Prabhakaran won’t allow amicable solution - Devananda
Simon GARDNER
Holding talks with the Tigers’ shadowy leader would be a blunder and
there will be no peace unless he is killed, Sri Lankan
militant-turned-minister Douglas Devananda has warned.
Social Services and Welfare Minister Devananda, who is vehemently
opposed to the Tigers, says he has escaped more than a dozen
assassination attempts.
The last was on November 28, when a female bomber officials say was
sent by Tiger leader Velupillai Prabhakaran made her way into his
ministry in central Colombo.
Devananda was watching closed-circuit TV footage of visitors in the
ministry’s offices and hallways when the woman blew herself up, killing
one of his aides.
“Prabhakaran ... is anti-human,” Devananda told Sri Lanka’s Foreign
Correspondent’s Association late on Thursday, after showing journalists
a recording of the attack. “You have to compare (him) with Pol Pot or
Hitler ... He has to die.”
“As long as Prabhakaran is alive, he won’t allow anyone to solve the
problem (conflict) amicably,” he added. “If the President goes again for
talks, it’s a blunder.”
Prabhakaran is infamous for his use of suicide attackers as part of
his campaign to create a separate state in the island’s North and East.

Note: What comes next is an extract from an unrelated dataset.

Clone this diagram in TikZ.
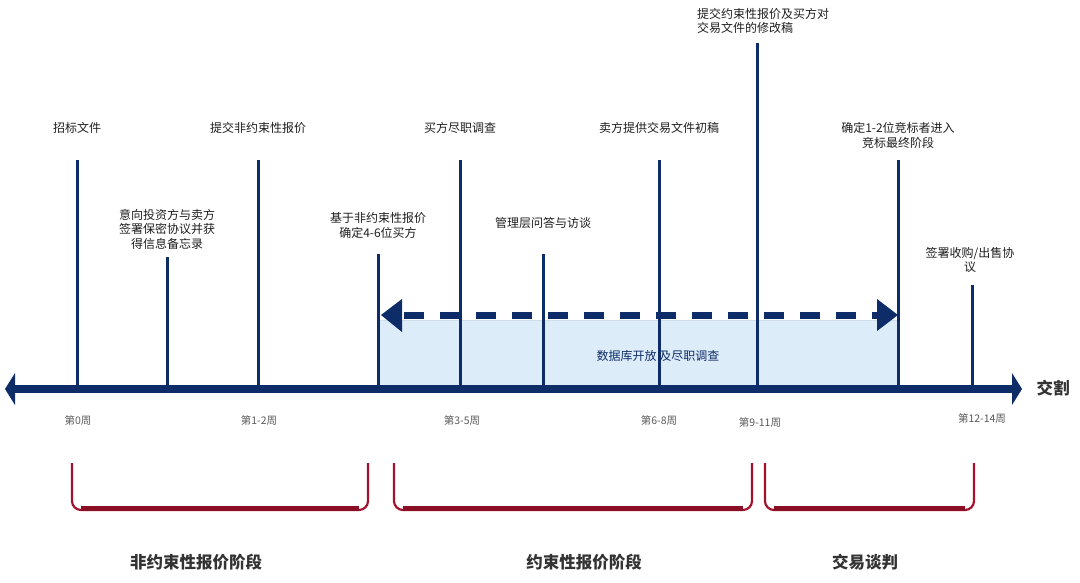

Devananda himself took up arms against the state with other militant
groups in the late 1970s and 1980s. He remains at the top of the Tigers’
hit list.
President Mahinda Rajapaksa says the door is open to peace talks with
the Tigers, but his Government has also vowed to wipe out the Devananda
heads the Eelam People’s Democratic Party (EPDP). He wants to be the
future chief minister for North and East Sri Lanka.
“I have the right to be the chief minister of the North and East,”
Devananda said.
He also wants the Government and other political parties to
decentralise power to provincial councils, rather than wait for divided
parties to try to reach an elusive consensus on devolution.
“The Tamil people have grievances. They should be dealt with with a
political package,” he said.
Devananda, who adopted the alias Douglas because it was his karate
teacher’s name, laughs as he recalls a series of attempts on his life.
He was once forced to dive into the Palk Strait separating Sri Lanka
from India in 1996 to escape a Tiger attack and spent the whole night in
the sea.
The minister, who founded the militant Eelam People’s Revolutionary
Front (EPRLF), which later morphed into his political party, has no
regrets about his own violent past.
He says killings he was responsible for were in self-defence. He also
jokes about his former militancy and rivalry with the Tigers in the
1980s, when they were both fighting the state — and often each other.
“If the LTTE killed anyone from my organisation, I balanced that when
I was in EPRLF,” he laughed.
Ironically, it is precisely through agreeing to peace talks that
Prabhakaran could torpedo his foe Devananda.
“If tomorrow Prabhakaran comes genuinely for negotiations, I will
give up politics and go, because I don’t want to be an obstacle,” he
said. “But the reality is Prabhakaran won’t come, and I won’t go.”